# Airplay / Network Sharing



## vincen (8 Octobre 2010)

Bonjour,

Deux questions sur la nouvelle Apple TV. Est-ce que ces fonctionnalités de Airport Express sont toujours dispo sur apple TV :
 - possibilité de diffuser *à partir d'iTunes* vers la sortie audio-optique (connecté à un Home Cinéma), sans avoir à allumer la Télé. C'est-à-dire, de commander le streaming audio directement de iTunes
 - possibilité de partager le réseau via la sortie RJ45 de l'Apple TV : L'Apple TV connecté en Wifi partage sa connexion avec un décodeur relié sur son port RJ45.

Merci !

Vincent


----------



## kangaroos (8 Octobre 2010)

je ne répondrais qu'au premier point, la réponse est non.

L'AppleTV lit la bibliothèque à distance comme si c'était un partage à domicile entre plusieurs itunes (d'ailleurs la fonction de partage à domicile doit être active sinon tu n'accède à rien), c'est l'appletv qui controle toute la lecteur et pas itunes qui envoit un flux à l'appletv.

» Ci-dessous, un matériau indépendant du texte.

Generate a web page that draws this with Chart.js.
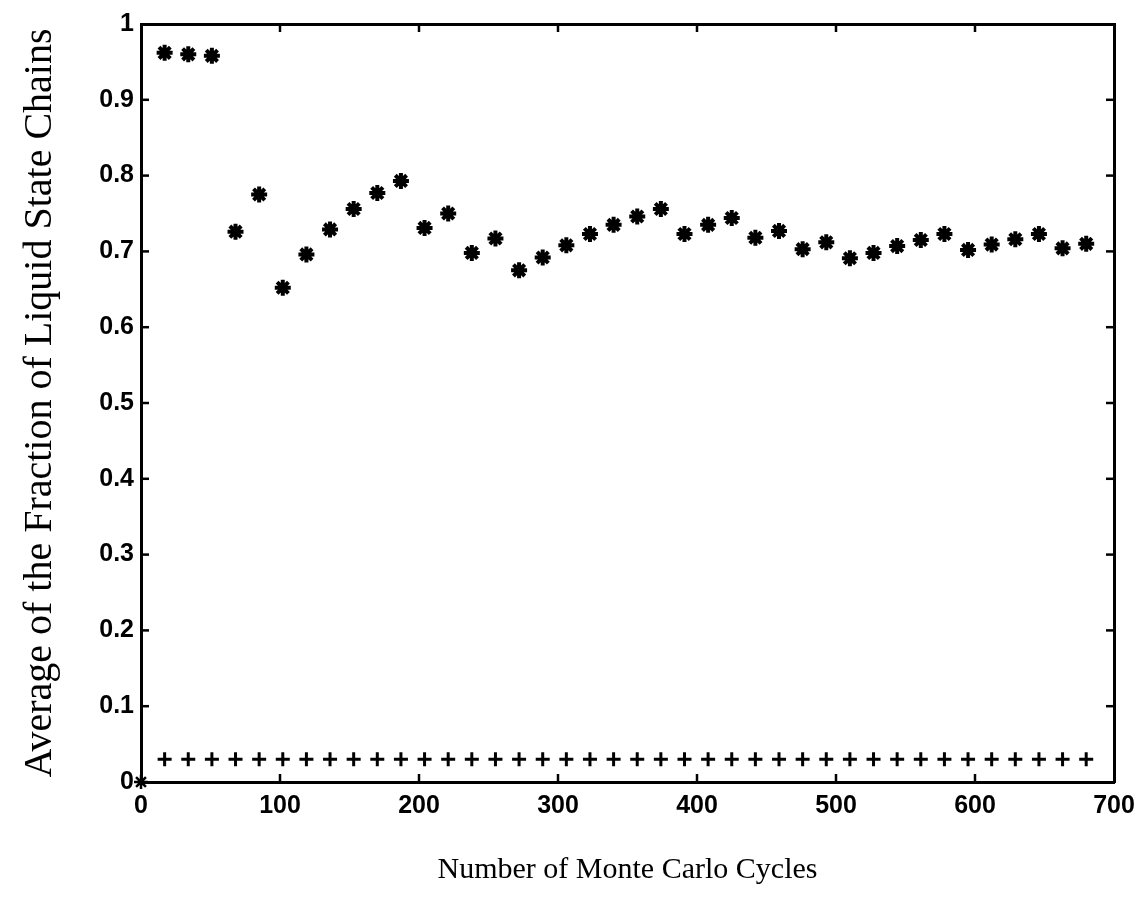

Au mieux tu peux controler l'appletv avec un iphone et là tu n'allume pas ta télé pour la parti audio.


----------



## Tkotm (8 Octobre 2010)

kangaroos a dit:


> je ne répondrais qu'au premier point, la réponse est non.
> 
> L'AppleTV lit la bibliothèque à distance comme si c'était un partage à domicile entre plusieurs itunes (d'ailleurs la fonction de partage à domicile doit être active sinon tu n'accède à rien), c'est l'appletv qui controle toute la lecteur et pas itunes qui envoit un flux à l'appletv.
> 
> Au mieux tu peux controler l'appletv avec un iphone et là tu n'allume pas ta télé pour la parti audio.



As tu eu l'occasion de tester ?
Personnellement, sur l'itunes de mon mac, je peux choisir d'envoyer la sortie sur l "haut parleur" de mon choix (ou sur tous d'ailleurs avec un contrôle du volume par haut parleur) via le bouton en bas à droite.
Et si je choisis l'apple tv alors qu'elle est en veille, ça la rallume.

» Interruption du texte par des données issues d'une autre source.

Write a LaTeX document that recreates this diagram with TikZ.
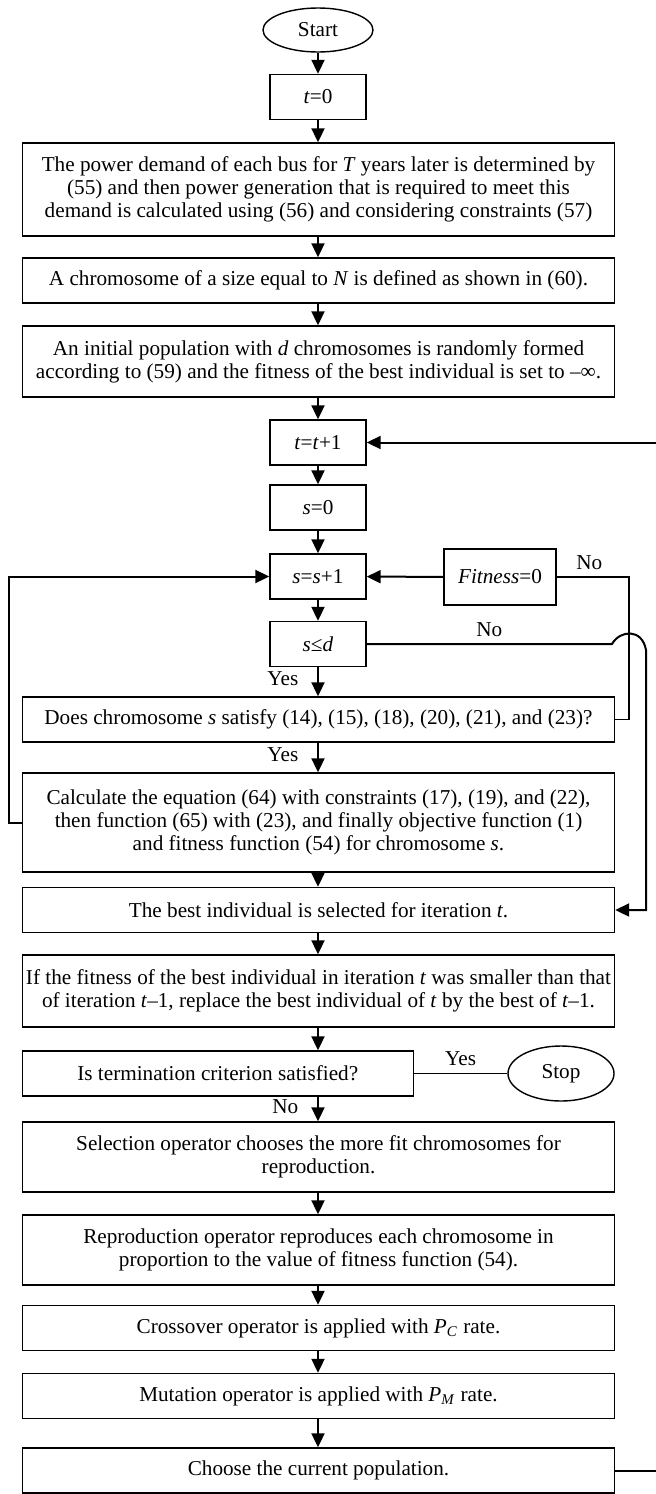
\documentclass[tikz,border=0pt]{standalone}
\usepackage{fontspec}
\setmainfont{Liberation Serif}
\usepackage{tikz}
\usetikzlibrary{arrows.meta,shapes.geometric}

\begin{document}
\begin{tikzpicture}[x=0.5pt,y=-0.5pt,>={Triangle[length=7pt,width=6.5pt]},
  font=\fontsize{10.6}{11.6}\selectfont,
  blk/.style={draw,line width=0.7pt,minimum width=48pt,minimum height=22.5pt,inner sep=1pt},
  wblk/.style={blk,minimum width=296pt,align=center},
  oval/.style={draw,ellipse,line width=0.7pt,inner sep=1pt},
  flow/.style={->,line width=1pt},
  link/.style={line width=0.7pt}]
\useasboundingbox (0,0) rectangle (655,1494);
\node[oval,minimum width=55pt,minimum height=22pt] (start) at (318,30) {Start};
\node[blk] (t0) at (318,97) {\textit{t}=0};
\node[wblk,minimum height=46.5pt] (dem) at (318.5,189.5) {The power demand of each bus for \textit{T} years later is determined by\\(55) and then power generation that is required to meet this\\demand is calculated using (56) and considering constraints (57)};
\node[wblk] (chr) at (318.5,280.5) {A chromosome of a size equal to \textit{N} is defined as shown in (60).};
\node[wblk,minimum height=35.5pt] (pop) at (318.5,361.5) {An initial population with \textit{d} chromosomes is randomly formed\\according to (59) and the fitness of the best individual is set to –∞.};
\node[blk] (tinc) at (318,442.5) {\textit{t}=\textit{t}+1};
\node[blk] (s0) at (318,507.5) {\textit{s}=0};
\node[blk] (sinc) at (318,576.5) {\textit{s}=\textit{s}+1};
\node[blk] (sle) at (318,644) {\textit{s}≤\textit{d}};
\node[blk,minimum width=56pt,minimum height=28pt] (fit) at (500,577) {\textit{Fitness}=0};
\node[wblk] (feas) at (318.5,719.5) {Does chromosome \textit{s} satisfy (14), (15), (18), (20), (21), and (23)?};
\node[wblk,minimum height=49.5pt] (calc) at (318.5,822.5) {Calculate the equation (64) with constraints (17), (19), and (22),\\then function (65) with (23), and finally objective function (1)\\and fitness function (54) for chromosome \textit{s}.};
\node[wblk] (best) at (318.5,910) {The best individual is selected for iteration \textit{t}.};
\node[wblk,minimum height=36pt] (cmp) at (318.5,991) {If the fitness of the best individual in iteration \textit{t} was smaller than that\\of iteration \textit{t}–1, replace the best individual of \textit{t} by the best of \textit{t}–1.};
\node[blk,minimum width=195.5pt] (term) at (217.75,1073.5) {Is termination criterion satisfied?};
\node[oval,minimum width=53pt,minimum height=27.5pt] (stop) at (561,1073.5) {Stop};
\node[wblk,minimum height=35pt] (sel) at (318.5,1157) {Selection operator chooses the more fit chromosomes for\\reproduction.};
\node[wblk,minimum height=35pt] (rep) at (318.5,1250) {Reproduction operator reproduces each chromosome in\\proportion to the value of fitness function (54).};
\node[wblk] (cro) at (318.5,1328) {Crossover operator is applied with \textit{P}\textsubscript{\textit{C}} rate.};
\node[wblk] (mut) at (318.5,1396) {Mutation operator is applied with \textit{P}\textsubscript{\textit{M}} rate.};
\node[wblk] (cur) at (318.5,1470.5) {Choose the current population.};
% main column
\draw[flow] (start) -- (t0);
\draw[flow] (t0) -- (t0 |- dem.north);
\draw[flow] (t0 |- dem.south) -- (t0 |- chr.north);
\draw[flow] (t0 |- chr.south) -- (t0 |- pop.north);
\draw[flow] (t0 |- pop.south) -- (tinc);
\draw[flow] (tinc) -- (s0);
\draw[flow] (s0) -- (sinc);
\draw[flow] (sinc) -- (sle);
\draw[flow] (sle) -- node[left=6pt,pos=0.4]{Yes} (sle |- feas.north);
\draw[flow] (sle |- feas.south) -- node[left=6pt,pos=0.4]{Yes} (sle |- calc.north);
\draw[flow] (sle |- calc.south) -- (sle |- best.north);
\draw[flow] (sle |- best.south) -- (sle |- cmp.north);
\draw[flow] (sle |- cmp.south) -- (sle |- term.north);
\draw[flow] (sle |- term.south) -- node[left=6pt,pos=0.4]{No} (sle |- sel.north);
\draw[flow] (sle |- sel.south) -- (sle |- rep.north);
\draw[flow] (sle |- rep.south) -- (sle |- cro.north);
\draw[flow] (sle |- cro.south) -- (sle |- mut.north);
\draw[flow] (sle |- mut.south) -- (sle |- cur.north);
% side branches
\coordinate (nofit) at (629,577);
\coordinate (hopA) at (612,644);
\coordinate (hopB) at (646,650);
\coordinate (lft) at (9,822.5);
\coordinate (rgt) at (659,1470.5);
\draw[flow] (fit) -- (sinc);
\draw[link] (feas.east) -| (nofit) -- node[above,pos=0.55]{No} (fit.east);
\draw[flow] (sle.east) -- node[above]{No} (hopA) .. controls (620,630) and (642,628) .. (hopB) |- (best.east);
\draw[flow] (calc.west) -- (lft) |- (sinc.west);
\draw[flow] (cur.east) -- (rgt) |- (tinc.east);
\draw[link] (term.east) -- node[above]{Yes} (stop.west);
\end{tikzpicture}
\end{document}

Ou j'ai ptet pas compris la question.


----------



## Laurent Fignon (8 Octobre 2010)

L'AppleTV peut être utilisée pour streamer de la musique à partir d'iTunes à l'identique d'une borne AirPort Express (on choisit à partir d'iTunes la musique qu'on veut lui envoyer pour l'écouter sur une chaine hifi à laquelle elle serait reliée)... Mais elle peut aussi devenir client d'une bibliothèque iTunes d'un Macintosh ou PC(dans ce cas on choisit le morceau de musique qu'on veut écouter à partir de l'AppleTV et cette dernière va se servir dans la bibliothèque du Mac/PC)...



Laurent F


----------



## vincen (9 Octobre 2010)

Tkotm, oui, c'était bien ma question. Avec la confirmation de Laurent, me voici "rassuré".

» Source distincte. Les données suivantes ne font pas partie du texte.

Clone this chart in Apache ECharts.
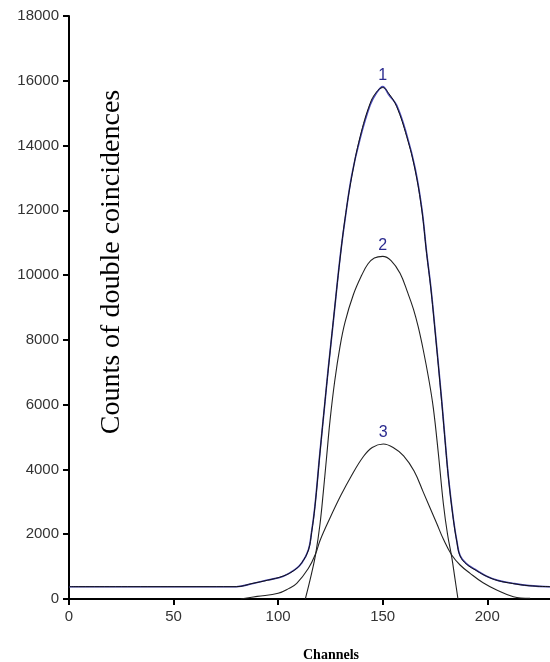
<!DOCTYPE html>
<html>
<head>
<meta charset="utf-8">
<script src="https://cdn.jsdelivr.net/npm/echarts@6/dist/echarts.min.js"></script>
<style>
  html, body { margin: 0; padding: 0; background: #fff; }
  #chart { width: 550px; height: 662px; }
</style>
</head>
<body>
<div id="chart"></div>
<script>
  // 曲线 1：拟合（黑）与测量（蓝）
  const ch1 = [0, 80, 88, 95, 102.5, 108, 111.3, 114.5, 116, 117.6, 120, 122.4, 124, 126.4, 129.6, 132, 135.2, 139.2, 144, 147, 150, 153, 156.7, 161.5, 165.5, 168.7, 171, 173, 175, 178.2, 179.8, 181.5, 183.8, 185.5, 187, 190, 195, 199.7, 205, 212, 220, 230]
  const fit1 = [380, 380, 485, 580, 710, 900, 1120, 1513, 2050, 2850, 4500, 6100, 7100, 8600, 10500, 11750, 13039, 14273, 15305, 15650, 15790, 15600, 15199, 14273, 13245, 12010, 10673, 9600, 8300, 6100, 4900, 3700, 2450, 1750, 1330, 1080, 870, 700, 570, 480, 410, 380]
  const meas1 = [380, 380, 480, 585, 705, 905, 1110, 1520, 2070, 2870, 4530, 6080, 7140, 8570, 10530, 11720, 13080, 14220, 15250, 15620, 15820, 15560, 15240, 14330, 13300, 12060, 10700, 9640, 8340, 6140, 4940, 3720, 2470, 1770, 1340, 1090, 880, 705, 575, 485, 412, 380]
  // 曲线 2
  const ch2 = [113, 116, 118, 120, 121.6, 123.2, 124.8, 127, 129.6, 132, 136, 140, 143, 146, 150, 154, 158.3, 162, 164.7, 167, 169.4, 172, 174.2, 176.6, 179, 181, 183, 184.5, 186]
  const val2 = [0, 790, 1410, 2300, 3300, 4400, 5500, 6700, 7800, 8550, 9400, 10000, 10350, 10530, 10580, 10450, 10056, 9450, 8950, 8400, 7688, 6800, 5900, 4500, 2950, 2000, 1300, 650, 0]
  // 曲线 3
  const ch3 = [82, 90, 100, 105, 108.9, 114.5, 118, 120, 124.8, 130, 135, 140.7, 145, 150.3, 155, 160, 165, 169.4, 175.8, 179, 183, 187, 191.8, 198, 204.5, 212.5, 220.5]
  const val3 = [0, 80, 175, 320, 485, 948, 1410, 1800, 2500, 3200, 3800, 4393, 4680, 4786, 4680, 4420, 3950, 3300, 2337, 1850, 1358, 1050, 793, 500, 278, 71, 20]
  const peakLabels = ['1', '2', '3']

  const pairs = (xs, ys) => xs.map((x, i) => [x, ys[i]])

  const chart = echarts.init(document.getElementById('chart'))
  const lineBase = {
    type: 'line',
    showSymbol: false,
    smooth: 0.4,
    silent: true
  }
  const peakMark = (txt) => ({
    symbol: 'circle',
    symbolSize: 0,
    silent: true,
    data: [{ type: 'max' }],
    label: {
      show: true,
      position: 'top',
      distance: 3,
      formatter: txt,
      color: '#2b2b8f',
      fontSize: 16,
      fontFamily: 'Liberation Sans, Arial'
    }
  })
  const tickLabel = {
    color: '#333',
    fontSize: 15,
    fontFamily: 'Liberation Sans, Arial',
    margin: 10,
    formatter: (v) => String(v)
  }

  const option = {
    animation: false,
    grid: { left: 69, right: 0, top: 16, bottom: 63 },
    xAxis: {
      type: 'value',
      min: 0,
      max: 230,
      interval: 50,
      axisLine: { show: true, lineStyle: { color: '#000', width: 2 } },
      axisTick: { show: true, length: 6, lineStyle: { color: '#000', width: 2 } },
      axisLabel: Object.assign({ showMaxLabel: false }, tickLabel),
      splitLine: { show: false }
    },
    yAxis: {
      type: 'value',
      min: 0,
      max: 18000,
      interval: 2000,
      axisLine: { show: true, lineStyle: { color: '#000', width: 2 } },
      axisTick: { show: true, length: 6, lineStyle: { color: '#000', width: 2 } },
      axisLabel: tickLabel,
      splitLine: { show: false }
    },
    graphic: [
      {
        type: 'text',
        x: 112,
        y: 262,
        rotation: Math.PI / 2,
        style: {
          text: 'Counts of double coincidences',
          fontFamily: 'Liberation Serif, Times New Roman',
          fontSize: 28,
          fill: '#000',
          textAlign: 'center',
          textVerticalAlign: 'middle'
        }
      },
      {
        type: 'text',
        x: 331,
        y: 655,
        style: {
          text: 'Channels',
          fontFamily: 'Liberation Serif, Times New Roman',
          fontWeight: 'bold',
          fontSize: 14,
          fill: '#000',
          textAlign: 'center',
          textVerticalAlign: 'middle'
        }
      }
    ],
    series: [
      Object.assign({}, lineBase, {
        name: 'meas1',
        data: pairs(ch1, meas1),
        lineStyle: { color: '#4a4ab8', width: 1.6 },
        markPoint: peakMark(peakLabels[0])
      }),
      Object.assign({}, lineBase, {
        name: 'fit1',
        data: pairs(ch1, fit1),
        lineStyle: { color: '#111', width: 1 }
      }),
      Object.assign({}, lineBase, {
        name: 'c2',
        data: pairs(ch2, val2),
        lineStyle: { color: '#222', width: 1.1 },
        markPoint: peakMark(peakLabels[1])
      }),
      Object.assign({}, lineBase, {
        name: 'c3',
        data: pairs(ch3, val3),
        lineStyle: { color: '#222', width: 1.1 },
        markPoint: peakMark(peakLabels[2])
      })
    ]
  }
  chart.setOption(option)
</script>
</body>
</html>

Par contre, avez-vous une idée sur le partage Internet ? Pour faire simple, est-ce qu'il y a plusieurs options pour la "configuration wifi". Sur une Express, il y a "Accéder à un réseau sans fil" (le truc normal) mais aussi "Participer à un réseau WDS" (qui permet le partage).

Merci !


----------



## Mungopark (9 Octobre 2010)

Vincen a dit:


> Tkotm, oui, c'était bien ma question. Avec la confirmation de Laurent, me voici "rassuré".
> 
> Par contre, avez-vous une idée sur le partage Internet ? Pour faire simple, est-ce qu'il y a plusieurs options pour la "configuration wifi". Sur une Express, il y a "Accéder à un réseau sans fil" (le truc normal) mais aussi "Participer à un réseau WDS" (qui permet le partage).
> 
> Merci !



L'Apple TV n'apparait pas dans l'Utilitaire Airport, elle n'est donc pas  utilisable comme routeur / partage de connexion à mon avis...


----------